Esta primeira parte do filme que segue na simulação deste reencontro, impressiona por erguer grandes questões sobre o assédio e também sobre a hierarquização que se estabelece nos grupos envolvidos, bem como na falta de atenção, despreparo e muitas vezes cumplicidade de terceiros sobre a opressão e discriminação daqueles que não se enquadram em um padrão pré-determinado e aleatório. A maneira inconveniente que a artista escolhe para confrontar tudo isso neste material fictício a coloca em constantes situações autodestrutivas, desconfortáveis e constrangedoras que em um primeiro momento sensibiliza o espectador, mas quando ela insiste no ataque e causa a revolta dos demais, ela deixa de ser uma vítima para se tornar a causadora de suas próprias consequências. Isso inverte a situação e, sem perceber, o espectador também se volta contra ela e se sente em uma posição assediadora tanto quanto os outros. Quando o espectador percebe isso (se percebe), ele se constrange por compactuar com essa covarde brutalidade. É aí que o grau de gravidade e da falta de indulgência se escancara aos olhos, ficando nítido que, embora hoje já adultos, as atitudes ofensivas incoerentes, infantis e gratuitas ainda permanecem as mesmas quando não há consciência dos atos.

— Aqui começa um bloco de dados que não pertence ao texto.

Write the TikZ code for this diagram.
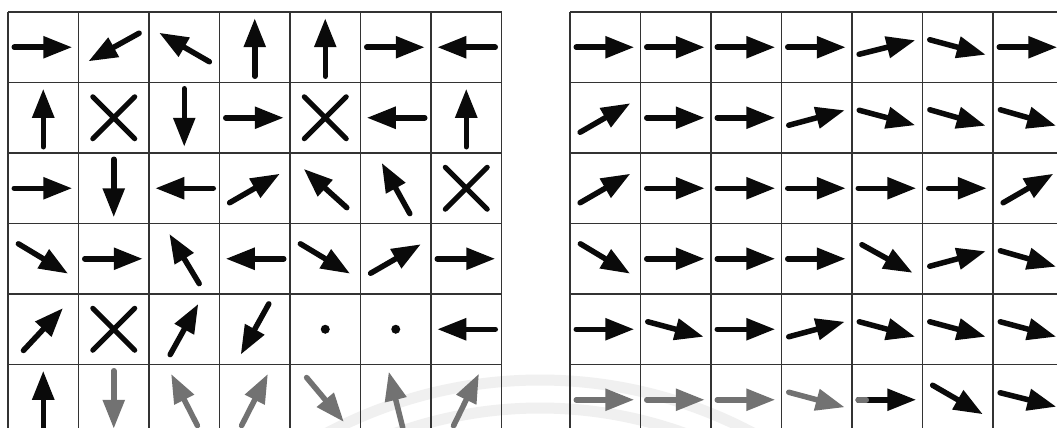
\documentclass[tikz,border=0pt]{standalone}
\usepackage{tikz}
\usetikzlibrary{arrows.meta,calc}
\definecolor{ink}{HTML}{0A0A0A}
\definecolor{gridgray}{HTML}{333333}
\definecolor{fadegray}{HTML}{727272}
\definecolor{markgray}{HTML}{F0F0F0}
\definecolor{paper}{HTML}{FFFFFF}
\tikzset{
  vec/.style={-{Triangle[length=29pt,width=21pt]},line width=5.5pt,line cap=round,color=ink},
  crossline/.style={line width=5pt,line cap=round,color=ink},
  gridline/.style={gridgray,line width=1.4pt},
  wmark/.style={markgray,line width=11pt}
}

\begin{document}
\begin{tikzpicture}[x=1pt,y=-1pt]
  \useasboundingbox (0,0) rectangle (1057,428);
  \clip (0,0) rectangle (1057,428);
  \fill[paper] (0,0) rectangle (1057,428);
  \draw[wmark] (540,834) ++(-125:454) arc[start angle=-125,end angle=-55,radius=454];
  \draw[wmark] (540,834) ++(-125:426) arc[start angle=-125,end angle=-55,radius=426];
  \foreach \g in {8,570} {
    \foreach \i in {0,...,7}
      \draw[gridline] (\g+70.5*\i,12) -- (\g+70.5*\i,440);
    \foreach \j in {0,...,6}
      \draw[gridline] (\g,12+70.5*\j) -- (\g+70.5*7,12+70.5*\j);
  }
  % left field: 999 = cross, 888 = dot
  \foreach \r/\angles in {0/{0,209,150,90,90,0,180},1/{90,999,270,0,999,180,90},
      2/{0,270,180,30,138,119,999},3/{-31,0,121,180,-31,30,0},4/{47,999,61,241,888,888,180}} {
    \foreach \a [count=\c from 0] in \angles {
      \coordinate (cc) at (8+70.5*\c+35.25,12+70.5*\r+35.25);
      \ifnum\a=999
        \draw[crossline] ($(cc)+(-21,-21)$) -- ($(cc)+(21,21)$) ($(cc)+(-21,21)$) -- ($(cc)+(21,-21)$);
      \else\ifnum\a=888
        \fill[ink] (cc) circle[radius=4.5];
      \else
        \draw[vec] ([shift={(180-\a:29)}]cc) -- ++(-\a:58);
      \fi\fi
    }
  }
  \foreach \a/\tone [count=\c from 0] in {90/ink,270/fadegray,117/fadegray,63/fadegray,-50/fadegray,104/fadegray,64/fadegray} {
    \coordinate (cc) at (8+70.5*\c+35.25,399.75);
    \draw[vec,color=\tone] ([shift={(180-\a:29)}]cc) -- ++(-\a:58);
  }
  % right field
  \foreach \r/\angles in {0/{0,0,0,0,14,-15,0},1/{30,0,0,15,-15,-16,-16},
      2/{30,0,0,0,0,0,30},3/{-31,0,0,0,-29,15,-16},4/{0,-15,0,15,-15,-15,-15}} {
    \foreach \a [count=\c from 0] in \angles {
      \coordinate (cc) at (570+70.5*\c+35.25,12+70.5*\r+35.25);
      \draw[vec] ([shift={(180-\a:29)}]cc) -- ++(-\a:58);
    }
  }
  \foreach \a/\tone [count=\c from 0] in {0/fadegray,0/fadegray,0/fadegray,-15/fadegray,0/ink,-30/ink,-14/ink} {
    \coordinate (cc) at (570+70.5*\c+35.25,399.75);
    \draw[vec,color=\tone] ([shift={(180-\a:29)}]cc) -- ++(-\a:58);
  }
  \draw[fadegray,line width=5.5pt,line cap=round] (858.25,399.75) -- ++(8,0);
\end{tikzpicture}
\end{document}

A segunda parte do filme é quando Anna se mostra como mulher e artista segura, já reconhecida pelos seus trabalhos anteriores e, como diz um de seus colegas, ela agora está acima desta hierarquia, e mesmo que alguns deles não percebam isso, quem está na posição de dominação agora é ela. Ela entra em contato individualmente com cada um de seus ex-colegas propondo um encontro para a exibição da simulação do reencontro, que ela apresenta apenas como sendo "um filme sobre a época de colégio". Odell afirmou em uma entrevista que muitas vezes não teve sucesso no contato com seus ex-colegas. Muitos apresentavam interesse, mas nunca retornavam as ligações ou não atendiam os contatos seguintes. Outros simplesmente negaram ou inventavam demais desculpas como indisponibilidade, viagens ou até mesmo que iam mudar de cidade. A artista insistiu com todos até as últimas consequências, ou até ter a inevitável negação verbal, já que esta já era uma resposta e condizia com o objetivo do trabalho. Com aqueles que ela conseguiu se encontrar, o vídeo foi apresentado. As reações, comentários e opiniões de cada um foram registradas por ela. Por não ter interesse em expor as pessoas, já que este nunca foi seu foco e muito menos objetivo, o que vemos na segunda parte do filme é uma reencenação de atores sobre o que realmente ocorreu em alguns dos encontros, mas curiosamente os atores da segunda parte são diferentes daqueles que os representaram na simulação justamente para deixar mais clara a metalinguagem utilizada.

É interessante observar como a maioria daqueles que foram abordados pela artista não se lembram de detalhes tanto quanto ela, ou não tinham sequer consciência da posição hierárquica que eles naturalmente estavam posicionados, o que é assustador, pois demonstra que eram comportamentos corriqueiros, irrelevantes e automáticos. Ao mesmo tempo, muitos dos mesmos tentavam convencê-la de que ela estava enganada e que tudo nada mais era do que uma impressão distorcida dela sobre as coisas, o que evidentemente não era, pois o assediador só é vitorioso quando consegue convencer o assediado de que ele quem está errado.

A psicologia historicamente compreende a maldade inerente na fase infantil por falta da consciência do certo e errado, e que, conforme o amadurecimento e aprendizagem frente a educação e limites, essas diferenças de comportamento tendem a diminuir caso não haja a negligência dos adultos educadores envolvidos nessa criação e formação, como pais e professores, por exemplo. Outros filmes que tratam sobre assédios morais nesta fase já retrataram com bastante riqueza as consequências psicológicas dos indivíduos que sofreram esses abusos e o filme de Anna Odell firma mais uma vez como esses processos são comuns e as sensações de impotência são universais.

Até o momento o filme ganhou diversos prêmios como o Festival Europeu de Bruxelas, Festival Internacional de Dublin, Festival de Estocolmo e Festival de Veneza. Há grandes possibilidades do filme ainda concorrer a outros prêmios na temporada 2014/2015 de premiações, já que ele ainda não teve lançamento nas américas.

CONCLUSÃO...
O filme como um todo merece ser visto não apenas pela metalinguagem desenvolvida com extrema cautela e coesão dentro das diferente formas narrativas que a artista utiliza como também por mostrar através das reencenações as diferentes impressões que cada um de seus ex-colegas tinham sobre a época, além do total desconhecimento de atitudes tão perversas.